B'tzelem Elohim (Created in God’s Image) - We believe that God gave each of us the potential to reflect God’s holiness, therefore each of us has infinite worth.

Kavod Hab’riyot (Respect) - We recognize the divine in every person and treat one another with the dignity that each deserves.

Kehillah (Our Community) - We join together as individuals who share a common faith based on traditions of Torah and Judaism as understood through Reform Jewish teaching and principles.

Hachnasat Orchim (Being Welcoming and Accepting) - We welcome anyone who wants to be a part of our Jewish congregation and affirms our community values and practices.

Yichud (Inclusion) - We affirm that our congregation is strongest when all its members are equally able to participate and contribute.

Bitachon (A Safe and Secure Space) - We prioritize safety and accountability, and recognize that the well-being of everyone in our congregation is our sacred responsibility.

Shalom Bayit (Peace in the Home) - We recognize the need for wholeness and fulfillment in our communal spaces as well as in our personal spaces.

L’sheim Shamayim (Dialogue) - We acknowledge that diversity of opinion is an essential component to making our congregation whole, and so respect that diversity.
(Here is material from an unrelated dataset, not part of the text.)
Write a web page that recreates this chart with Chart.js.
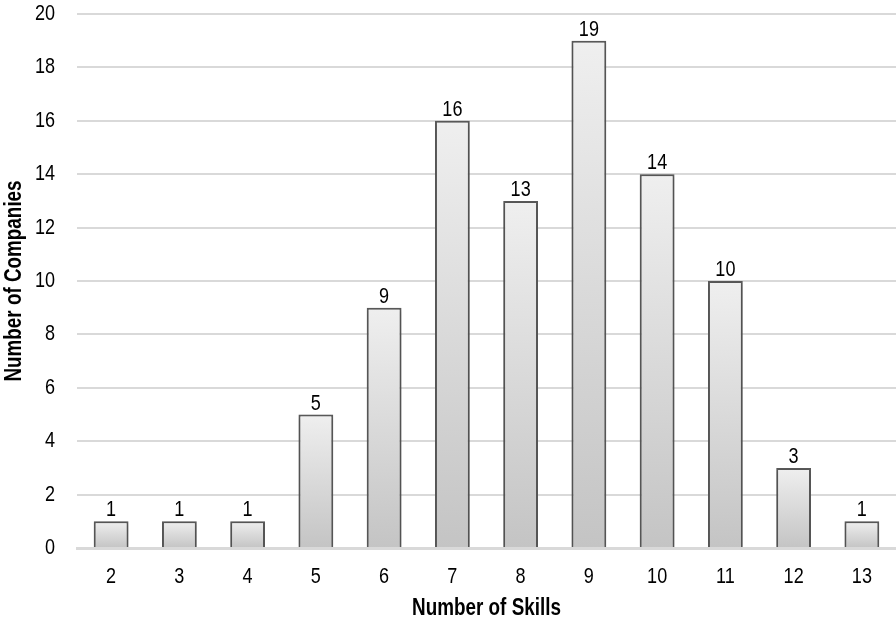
<!DOCTYPE html>
<html>
<head>
<meta charset="utf-8">
<script src="https://cdn.jsdelivr.net/npm/chart.js@4.4.1/dist/chart.umd.min.js"></script>
<style>
  html, body { margin: 0; padding: 0; background: #fff; }
  #wrap { width: 896px; height: 627px; }
</style>
</head>
<body>
<div id="wrap"><canvas id="barChart"></canvas></div>
<script>
var skills = ['2', '3', '4', '5', '6', '7', '8', '9', '10', '11', '12', '13'];
var companies = [1, 1, 1, 5, 9, 16, 13, 19, 14, 10, 3, 1];
var yTicks = [0, 2, 4, 6, 8, 10, 12, 14, 16, 18, 20];

var xTitle = 'Number of Skills';
var yTitle = 'Number of Companies';

// Liberation Sans squeezed sideways stands in for a narrow face
var fontFamily = "'Liberation Sans', Arial, sans-serif";
var narrow = 0.82;

function narrowText(ctx, text, x, y, align, rotate) {
    ctx.save();
    ctx.translate(x, y);
    if (rotate) ctx.rotate(rotate);
    ctx.scale(narrow, 1);
    ctx.textAlign = align;
    ctx.fillText(text, 0, 0);
    ctx.restore();
}

// vertical gradient per bar, light on top, grey at the base
function barFill(context) {
    var chart = context.chart;
    var yScale = chart.scales.y;
    if (!chart.chartArea || !yScale) return '#dddddd';
    var top = yScale.getPixelForValue(companies[context.dataIndex]);
    var base = yScale.getPixelForValue(0);
    if (!isFinite(top) || !isFinite(base) || top === base) return '#dddddd';
    var g = chart.ctx.createLinearGradient(0, top, 0, base);
    g.addColorStop(0, '#efefef');
    g.addColorStop(1, '#c4c4c4');
    return g;
}

// soft shadow under the bars
var barShadow = {
    id: 'barShadow',
    beforeDatasetsDraw: function (chart) {
        var ctx = chart.ctx;
        ctx.save();
        ctx.shadowColor = 'rgba(0, 0, 0, 0.22)';
        ctx.shadowBlur = 4;
        ctx.shadowOffsetX = 0;
        ctx.shadowOffsetY = 1;
    },
    afterDatasetsDraw: function (chart) {
        chart.ctx.restore();
    }
};

// tick labels, axis titles and the value above each bar
var textLayer = {
    id: 'textLayer',
    afterDraw: function (chart) {
        var ctx = chart.ctx;
        var xs = chart.scales.x;
        var ys = chart.scales.y;
        var area = chart.chartArea;
        ctx.save();
        ctx.fillStyle = '#000';

        ctx.font = '22px ' + fontFamily;
        ctx.textBaseline = 'middle';
        yTicks.forEach(function (v) {
            narrowText(ctx, String(v), 55, ys.getPixelForValue(v), 'right');
        });
        skills.forEach(function (s, i) {
            narrowText(ctx, s, xs.getPixelForValue(i), area.bottom + 29, 'center');
        });

        ctx.textBaseline = 'alphabetic';
        var meta = chart.getDatasetMeta(0);
        meta.data.forEach(function (bar, i) {
            narrowText(ctx, String(companies[i]), bar.x, bar.y - 5, 'center');
        });

        ctx.font = 'bold 23px ' + fontFamily;
        ctx.textBaseline = 'middle';
        narrowText(ctx, xTitle, (area.left + area.right) / 2, area.bottom + 61, 'center');
        narrowText(ctx, yTitle, 15, (area.top + area.bottom) / 2, 'center', -Math.PI / 2);
        ctx.restore();
    }
};

new Chart(document.getElementById('barChart').getContext('2d'), {
    type: 'bar',
    data: {
        labels: skills,
        datasets: [{
            data: companies,
            backgroundColor: barFill,
            borderColor: '#5a5a5a',
            borderWidth: 2,
            borderSkipped: 'bottom',
            categoryPercentage: 1,
            barPercentage: 0.51
        }]
    },
    options: {
        responsive: true,
        maintainAspectRatio: false,
        animation: false,
        layout: { padding: { top: 14, right: 0, left: 77, bottom: 79 } },
        plugins: {
            legend: { display: false },
            tooltip: { enabled: false }
        },
        scales: {
            x: {
                grid: { display: false, drawTicks: false },
                border: { display: true, color: '#d9d9d9', width: 3 },
                ticks: { display: false }
            },
            y: {
                min: 0,
                max: 20,
                afterBuildTicks: function (axis) {
                    axis.ticks = yTicks.map(function (v) { return { value: v }; });
                },
                grid: { color: '#d9d9d9', lineWidth: 2, drawTicks: false },
                border: { display: false },
                ticks: { display: false }
            }
        }
    },
    plugins: [barShadow, textLayer]
});
</script>
</body>
</html>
G’milut Chasadim (Active Kindness) - We demonstrate caring and benevolence toward others, and understand that there are myriad ways, large and small, to do so.

Tzedek (Justice) - We engage in the pursuit of justice.

Yosher (Integrity) - We trust that all our members of our congregation will do what is right and be open and honest in our dealings.

Tochecha (Correcting Behavior with Love) - We strive to react restoratively and with love if members of our congregation, or the institution itself, might fall short of our ethical or behavioral expectations.